Actually, at least one San Diego Minuteman (he may not have been a member of Schwilk's specific organization, which is in fact an offshoot group) was in fact arrested and charged after he got violent with day laborers.

This is the same group that tries to intimidate day laborers every weekend of the year:
On Saturday mornings, when they travel to the sleepy suburban gas stations where immigrant day laborers go to find work, they create scenes that would play well in a show called "Nativists Gone Wild." They call immigrants "wetbacks" and "Julios." They pull out Mace and threaten passing motorists who disagree with them. Calling those who hire day laborers "slavemasters," they've been known to slap flashing amber police lights on their SUVs and chase the would-be employers down. When they're not busy physically intimidating migrants, they take to the airwaves and the Internet to accuse them, without a shred of evidence, of running child prostitution rings and practicing "voodoo Santeria rituals."

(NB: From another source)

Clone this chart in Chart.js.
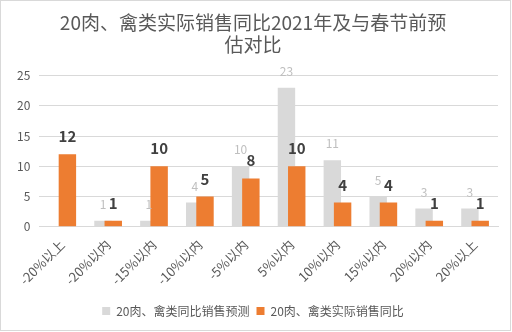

And let's not forget that sometime members of this group like to make fantasy videos about shooting border crossers in the dead of night with night scopes.

But what the hell. If they want to try cleaning up roads, they should feel free to do so. But Caltrans officials had better be prepared: these adoptions by right-wing vigilante groups don't always work out so well. As we noted when Klan and neo-Nazi groups did likewise elsewhere, there were certain unforeseen consequences:
It's worth noting that court rulings in question only outlaw the banning of a group from these programs based on the content of its beliefs. What it doesn't prohibit is limiting participation based on a group's actual ability to perform the cleanup, as well as the likelihood of its participation becoming an attractive nuisance. Both of these avenues are available to Oregon officials.

Both of these issues, as it happens, have arisen in previous cases where the Klan or other extremist groups sought to participate in roadside-cleanup programs. The first was in the mid-1990s in Arkansas, an experiment that ended badly when the Klan failed to ever perform the promised cleanups.

They perhaps had a good reason not to: the stretch of road that they claimed attracted an unusual amount of garbage. It was as though, for some reason, everyone in the county who had noxious waste (ranging from loads of soiled disposable diapers to animal carcasses) to toss from their pickups chose that stretch of road to do it. Guess they wanted to be sure the Klan had plenty of busy work. But it became something of a public health hazard.

Likewise, in Missouri, the Ku Klux Klan's participation in the Adopt-a-Highway program sharply plummeted shortly after they were admitted. It didn't help, of course, that Missouri renamed the highway after Rosa Parks. Nor did it help that, once again, the road attracted inordinate amounts of garbage.

The signs in Marion County, Oregon, incidentally, only lasted a week.